* MATERIAL
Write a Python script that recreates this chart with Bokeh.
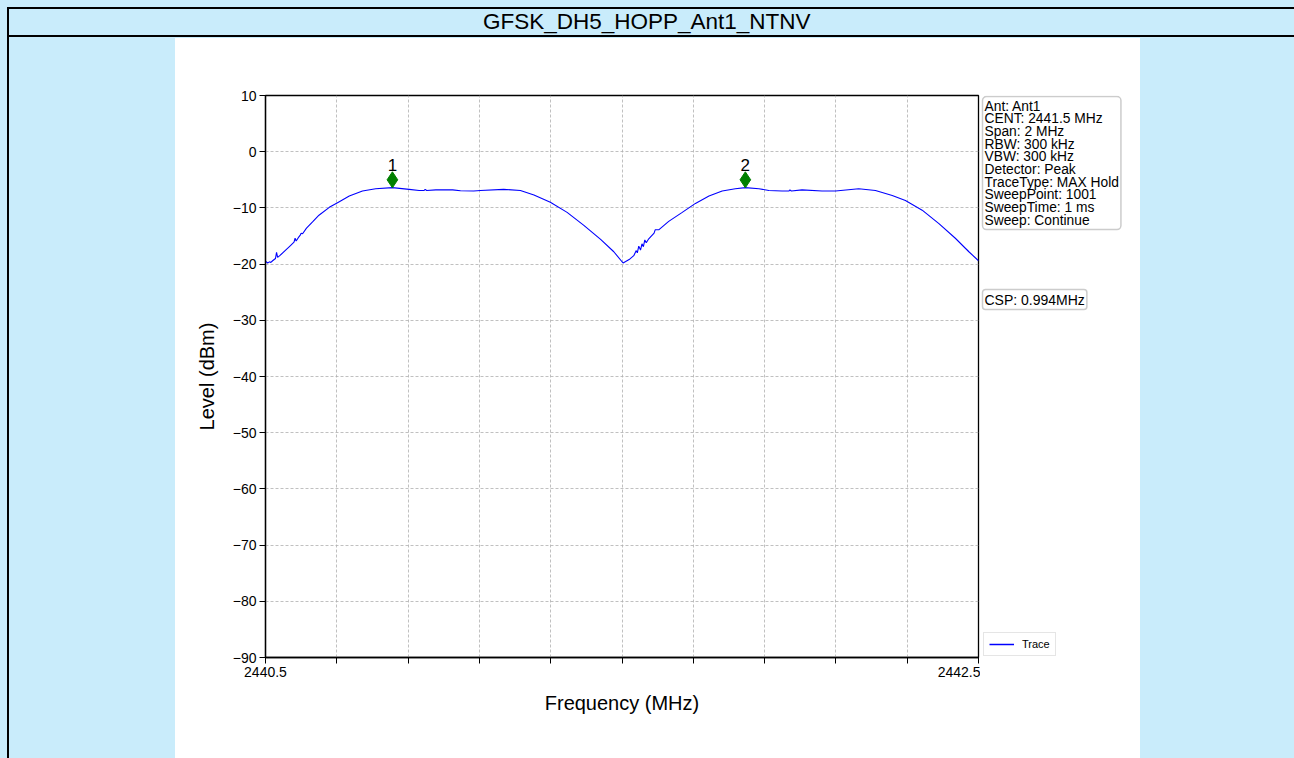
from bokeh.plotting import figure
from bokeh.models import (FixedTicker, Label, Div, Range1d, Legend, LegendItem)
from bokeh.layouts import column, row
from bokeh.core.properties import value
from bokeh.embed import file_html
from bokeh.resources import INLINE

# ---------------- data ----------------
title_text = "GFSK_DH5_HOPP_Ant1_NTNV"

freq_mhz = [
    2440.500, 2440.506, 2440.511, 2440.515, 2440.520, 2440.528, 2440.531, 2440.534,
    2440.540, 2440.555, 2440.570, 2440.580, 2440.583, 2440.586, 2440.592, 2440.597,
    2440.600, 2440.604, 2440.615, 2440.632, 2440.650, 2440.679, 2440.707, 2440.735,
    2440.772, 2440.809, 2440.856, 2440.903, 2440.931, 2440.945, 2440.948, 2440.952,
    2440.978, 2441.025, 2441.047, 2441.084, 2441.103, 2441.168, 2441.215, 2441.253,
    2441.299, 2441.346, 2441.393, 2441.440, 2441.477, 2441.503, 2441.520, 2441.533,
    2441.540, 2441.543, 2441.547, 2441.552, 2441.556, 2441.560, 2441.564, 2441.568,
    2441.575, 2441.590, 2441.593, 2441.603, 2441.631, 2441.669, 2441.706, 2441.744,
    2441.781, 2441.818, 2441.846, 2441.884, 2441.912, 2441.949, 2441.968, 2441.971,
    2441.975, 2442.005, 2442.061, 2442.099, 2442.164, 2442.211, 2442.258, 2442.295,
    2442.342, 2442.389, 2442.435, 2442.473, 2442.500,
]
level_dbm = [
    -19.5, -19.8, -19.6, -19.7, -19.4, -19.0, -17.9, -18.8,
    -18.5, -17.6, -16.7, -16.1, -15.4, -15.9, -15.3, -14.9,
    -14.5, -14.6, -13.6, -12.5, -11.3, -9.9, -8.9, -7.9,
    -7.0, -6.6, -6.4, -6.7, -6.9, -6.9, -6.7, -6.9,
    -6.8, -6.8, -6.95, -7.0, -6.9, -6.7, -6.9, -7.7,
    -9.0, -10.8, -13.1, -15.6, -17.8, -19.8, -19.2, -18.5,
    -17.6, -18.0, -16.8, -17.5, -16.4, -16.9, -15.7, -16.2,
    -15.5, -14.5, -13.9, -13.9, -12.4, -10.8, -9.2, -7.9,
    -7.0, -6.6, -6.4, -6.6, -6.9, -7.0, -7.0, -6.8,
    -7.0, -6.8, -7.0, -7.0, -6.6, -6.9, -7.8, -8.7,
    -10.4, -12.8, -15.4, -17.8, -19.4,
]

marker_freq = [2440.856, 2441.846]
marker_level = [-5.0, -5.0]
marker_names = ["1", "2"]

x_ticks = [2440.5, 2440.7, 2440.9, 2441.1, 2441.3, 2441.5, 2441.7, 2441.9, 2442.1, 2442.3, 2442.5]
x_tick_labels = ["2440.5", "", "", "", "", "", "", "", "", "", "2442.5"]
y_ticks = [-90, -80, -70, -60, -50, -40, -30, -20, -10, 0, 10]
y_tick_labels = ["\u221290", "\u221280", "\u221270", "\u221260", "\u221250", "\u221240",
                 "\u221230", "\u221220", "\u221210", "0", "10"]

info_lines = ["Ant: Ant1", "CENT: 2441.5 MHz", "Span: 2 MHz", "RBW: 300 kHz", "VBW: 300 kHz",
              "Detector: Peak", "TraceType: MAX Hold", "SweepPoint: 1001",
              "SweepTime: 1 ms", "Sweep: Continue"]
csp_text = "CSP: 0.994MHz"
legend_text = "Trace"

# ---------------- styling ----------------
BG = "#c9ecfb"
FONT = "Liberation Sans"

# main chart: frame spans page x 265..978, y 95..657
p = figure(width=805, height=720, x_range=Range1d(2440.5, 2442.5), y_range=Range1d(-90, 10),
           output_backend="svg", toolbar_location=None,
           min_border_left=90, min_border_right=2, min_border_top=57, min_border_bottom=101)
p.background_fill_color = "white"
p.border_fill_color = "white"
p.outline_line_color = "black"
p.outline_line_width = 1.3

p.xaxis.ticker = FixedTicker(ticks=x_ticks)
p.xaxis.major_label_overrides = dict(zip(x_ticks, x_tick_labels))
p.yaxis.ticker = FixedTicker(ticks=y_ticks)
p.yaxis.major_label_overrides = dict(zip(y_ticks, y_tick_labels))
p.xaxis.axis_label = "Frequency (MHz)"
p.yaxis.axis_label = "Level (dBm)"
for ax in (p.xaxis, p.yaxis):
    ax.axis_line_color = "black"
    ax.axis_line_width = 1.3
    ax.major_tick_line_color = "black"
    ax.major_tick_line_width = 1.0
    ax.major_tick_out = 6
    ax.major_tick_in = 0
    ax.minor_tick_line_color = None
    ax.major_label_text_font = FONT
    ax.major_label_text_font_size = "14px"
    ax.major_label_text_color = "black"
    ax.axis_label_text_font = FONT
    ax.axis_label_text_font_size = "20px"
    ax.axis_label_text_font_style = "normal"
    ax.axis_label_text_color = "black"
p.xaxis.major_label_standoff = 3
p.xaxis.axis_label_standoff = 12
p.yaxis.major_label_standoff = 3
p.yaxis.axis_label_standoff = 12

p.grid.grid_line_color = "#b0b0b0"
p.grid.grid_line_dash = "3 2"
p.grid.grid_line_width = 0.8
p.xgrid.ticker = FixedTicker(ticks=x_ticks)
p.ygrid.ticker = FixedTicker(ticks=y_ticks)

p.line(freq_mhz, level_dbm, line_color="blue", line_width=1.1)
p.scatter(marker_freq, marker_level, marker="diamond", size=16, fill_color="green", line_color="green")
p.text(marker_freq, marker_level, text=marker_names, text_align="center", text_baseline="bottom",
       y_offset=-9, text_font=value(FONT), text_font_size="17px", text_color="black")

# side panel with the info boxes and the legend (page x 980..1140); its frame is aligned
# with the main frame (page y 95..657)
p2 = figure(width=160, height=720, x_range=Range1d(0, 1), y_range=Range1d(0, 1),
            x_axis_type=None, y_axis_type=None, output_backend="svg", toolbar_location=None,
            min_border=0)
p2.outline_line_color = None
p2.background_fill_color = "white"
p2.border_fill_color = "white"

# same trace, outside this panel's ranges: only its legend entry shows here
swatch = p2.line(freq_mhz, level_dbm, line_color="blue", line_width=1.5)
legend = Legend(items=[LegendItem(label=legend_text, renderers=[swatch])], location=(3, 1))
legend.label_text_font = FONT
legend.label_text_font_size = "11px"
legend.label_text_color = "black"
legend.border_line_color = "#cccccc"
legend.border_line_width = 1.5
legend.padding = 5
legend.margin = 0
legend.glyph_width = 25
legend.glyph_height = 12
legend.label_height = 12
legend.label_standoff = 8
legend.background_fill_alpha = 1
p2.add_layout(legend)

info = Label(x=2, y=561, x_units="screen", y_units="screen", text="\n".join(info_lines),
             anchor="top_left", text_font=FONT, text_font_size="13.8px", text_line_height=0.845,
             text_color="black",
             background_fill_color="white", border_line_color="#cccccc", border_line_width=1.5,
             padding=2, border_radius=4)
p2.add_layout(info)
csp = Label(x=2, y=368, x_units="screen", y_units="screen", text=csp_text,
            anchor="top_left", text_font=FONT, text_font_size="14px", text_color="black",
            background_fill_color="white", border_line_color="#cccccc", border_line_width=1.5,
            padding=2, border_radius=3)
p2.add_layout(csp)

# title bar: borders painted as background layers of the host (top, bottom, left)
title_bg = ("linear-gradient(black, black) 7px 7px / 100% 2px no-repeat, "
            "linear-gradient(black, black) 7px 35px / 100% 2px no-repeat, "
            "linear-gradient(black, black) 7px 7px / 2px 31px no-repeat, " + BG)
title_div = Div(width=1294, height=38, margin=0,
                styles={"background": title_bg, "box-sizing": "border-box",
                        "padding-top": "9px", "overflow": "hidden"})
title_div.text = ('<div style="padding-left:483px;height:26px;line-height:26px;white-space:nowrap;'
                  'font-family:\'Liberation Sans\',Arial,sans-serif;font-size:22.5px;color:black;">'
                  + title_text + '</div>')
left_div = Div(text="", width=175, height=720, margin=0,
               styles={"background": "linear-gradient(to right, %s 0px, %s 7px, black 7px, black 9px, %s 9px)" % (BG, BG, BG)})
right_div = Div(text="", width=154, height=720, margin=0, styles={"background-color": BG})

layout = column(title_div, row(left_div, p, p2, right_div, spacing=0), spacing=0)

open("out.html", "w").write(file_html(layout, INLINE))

* SHORT TASK
Check each line above for the word "with", and copy the lines where it appears.

* EXERCISE RESPONSE
Write a Python script that recreates this chart with Bokeh.
# side panel with the info boxes and the legend (page x 980..1140); its frame is aligned
# with the main frame (page y 95..657)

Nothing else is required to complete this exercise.